La folie donc, tire son origine de l’essence divine. Son pouvoir, celui de la prophétie, lui permet d’appréhender l’irrationnel et le caché et de les révéler. C’est le plus grand argument que Nerval puisse donner en sa faveur, celui de l’autorité divine dont le Livre Saint est le mot vivant.  
Le poème est une longue analogie. On a vu que cette analogie a pour origine une cause psychologique. Elle procède par identification. Se mettant au même plan que le Christ, Nerval institue sa propre religion poétique. La Bible qui est autoréférentielle le justifie et pose en axiome la folie comme la condition sine qua non de tout art. La poésie à laquelle Nerval donne naissance, l’engendre à son tour ou plutôt continue à coexister avec lui participant à sa renaissance ou à sa résurrection. Nerval devient l’alpha et l’oméga de toute création artistique. Grâce à sa folie il a accès aux deux mondes : visible et invisible, rationnel et irrationnel, sage et fou, le monde des ténèbres et le monde de la lumière. Il existe simultanément dans deux dimensions différentes pour ne pas dire opposées. Le chaos harmonieux qui en résulte est sous le signe de sa domination. Nerval est celui qui connaît, il est celui qui sait. Sa poésie illumine.

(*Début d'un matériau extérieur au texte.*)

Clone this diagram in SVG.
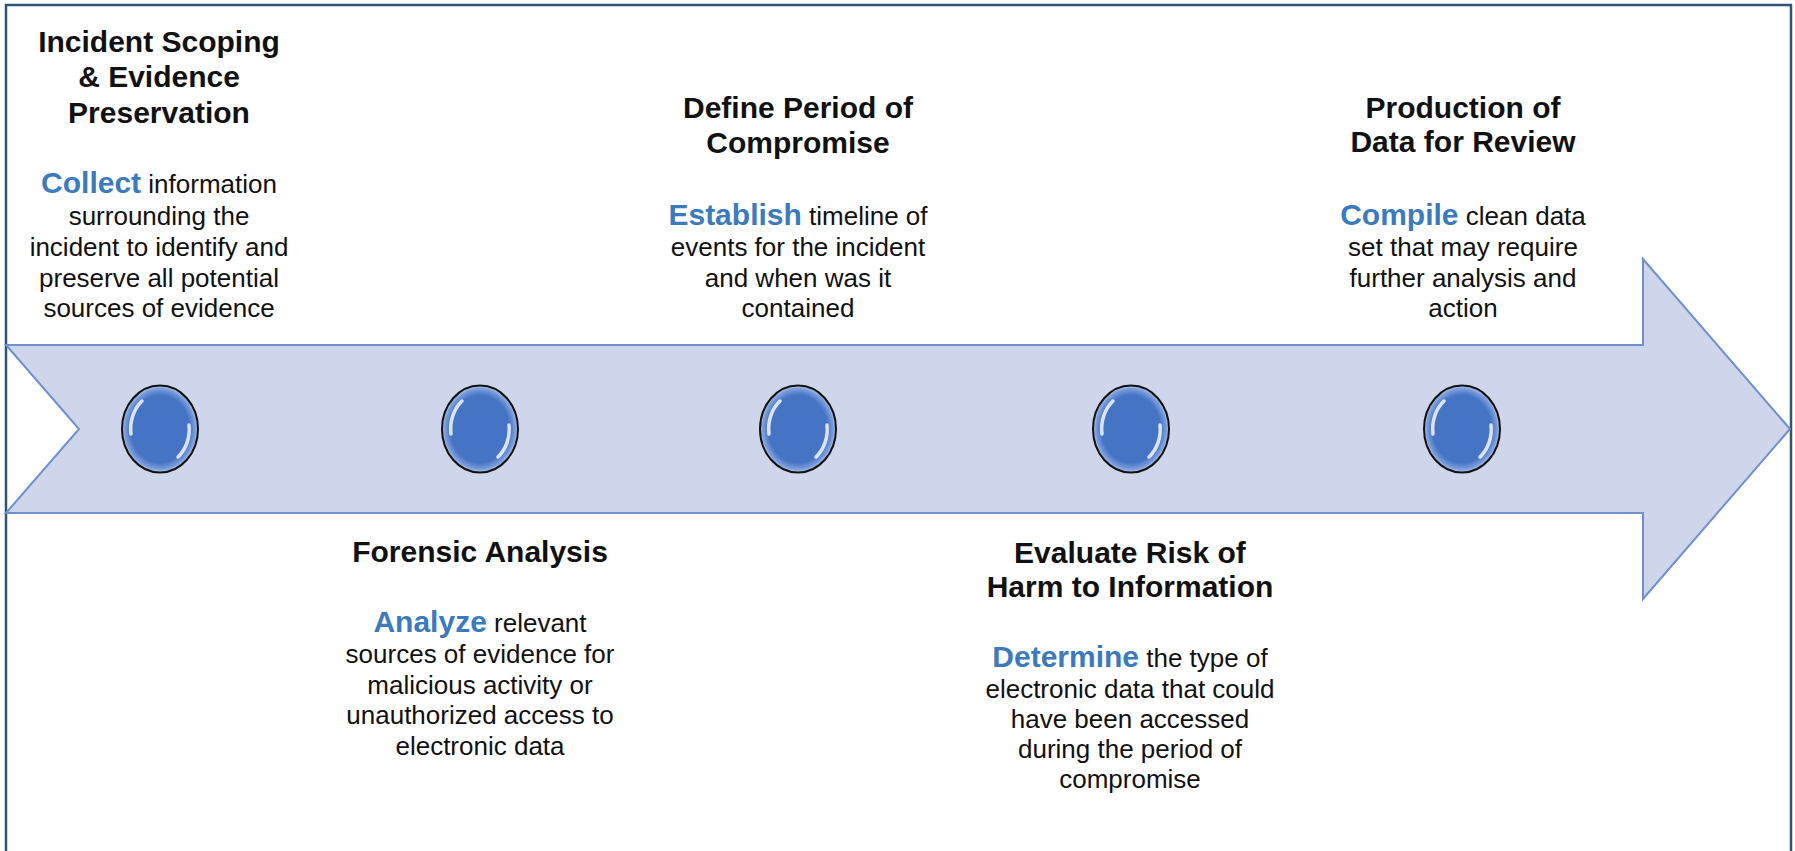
<svg xmlns="http://www.w3.org/2000/svg" width="1795" height="851" viewBox="0 0 1795 851">
  <style>
    text { font-family: "Liberation Sans", Arial, sans-serif; fill: #111; text-anchor: middle; }
    .title { font-size: 30px; font-weight: bold; }
    .body { font-size: 26px; }
    .verb { font-size: 30px; font-weight: bold; fill: #3b7bbd; }
    .hl { fill: none; stroke: #ffffff; stroke-width: 3.5; stroke-linecap: round; opacity: 0.8; }
  </style>
  <defs>
    <radialGradient id="beadFill" cx="0.5" cy="0.5" r="0.5">
      <stop offset="0" stop-color="#4472c4"/>
      <stop offset="0.78" stop-color="#4674c5"/>
      <stop offset="0.93" stop-color="#7d9fdc"/>
      <stop offset="1" stop-color="#b9cbec"/>
    </radialGradient>
    <g id="bead">
      <ellipse cx="0" cy="0" rx="38" ry="43.5" fill="url(#beadFill)" stroke="#111" stroke-width="2"/>
      <path class="hl" d="M -29 5 A 31 36 0 0 1 -18 -28"/>
      <path class="hl" d="M 29 -4 A 31 36 0 0 1 18 28"/>
    </g>
  </defs>

  <rect x="0" y="0" width="1795" height="851" fill="#ffffff"/>
  <path d="M 6 860 L 6 5 L 1791 5 L 1791 860" fill="none" stroke="#2f5478" stroke-width="2.5"/>

  <g id="connectors">
    <polygon points="6,345 1643,345 1643,259 1790,429 1643,599 1643,513 6,513 79,429" fill="#cfd5ea" stroke="#6f8fcf" stroke-width="2" stroke-linejoin="miter"/>
  </g>

  <g id="node1">
    <use href="#bead" x="160" y="429"/>
    <text class="title" x="159" y="52">Incident Scoping</text>
    <text class="title" x="159" y="87">&amp; Evidence</text>
    <text class="title" x="159" y="123">Preservation</text>
    <text class="body" x="159" y="193"><tspan class="verb">Collect</tspan> information</text>
    <text class="body" x="159" y="225">surrounding the</text>
    <text class="body" x="159" y="256">incident to identify and</text>
    <text class="body" x="159" y="287">preserve all potential</text>
    <text class="body" x="159" y="317">sources of evidence</text>
  </g>

  <g id="node2">
    <use href="#bead" x="480" y="429"/>
    <text class="title" x="480" y="562">Forensic Analysis</text>
    <text class="body" x="480" y="632"><tspan class="verb">Analyze</tspan> relevant</text>
    <text class="body" x="480" y="663">sources of evidence for</text>
    <text class="body" x="480" y="694">malicious activity or</text>
    <text class="body" x="480" y="724">unauthorized access to</text>
    <text class="body" x="480" y="755">electronic data</text>
  </g>

  <g id="node3">
    <use href="#bead" x="798" y="429"/>
    <text class="title" x="798" y="118">Define Period of</text>
    <text class="title" x="798" y="153">Compromise</text>
    <text class="body" x="798" y="225"><tspan class="verb">Establish</tspan> timeline of</text>
    <text class="body" x="798" y="256">events for the incident</text>
    <text class="body" x="798" y="287">and when was it</text>
    <text class="body" x="798" y="317">contained</text>
  </g>

  <g id="node4">
    <use href="#bead" x="1131" y="429"/>
    <text class="title" x="1130" y="563">Evaluate Risk of</text>
    <text class="title" x="1130" y="597">Harm to Information</text>
    <text class="body" x="1130" y="667"><tspan class="verb">Determine</tspan> the type of</text>
    <text class="body" x="1130" y="698">electronic data that could</text>
    <text class="body" x="1130" y="728">have been accessed</text>
    <text class="body" x="1130" y="758">during the period of</text>
    <text class="body" x="1130" y="788">compromise</text>
  </g>

  <g id="node5">
    <use href="#bead" x="1462" y="429"/>
    <text class="title" x="1463" y="118">Production of</text>
    <text class="title" x="1463" y="152">Data for Review</text>
    <text class="body" x="1463" y="225"><tspan class="verb">Compile</tspan> clean data</text>
    <text class="body" x="1463" y="256">set that may require</text>
    <text class="body" x="1463" y="287">further analysis and</text>
    <text class="body" x="1463" y="317">action</text>
  </g>
</svg>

Voilà comment on peut résumer en quelques mots la manière dont fonctionne la paratopie chez Nerval. C’est un fou parmi les sages et un sage parmi les fous. Seulement, on ne saura jamais les critères qui séparent les uns des autres. La question que Nerval pose est la suivante : Y-a-t-il forcément une séparation ? Si la réponse est oui, alors, il est le seul à pouvoir l’annihiler ou au moins à pouvoir estomper ses frontières.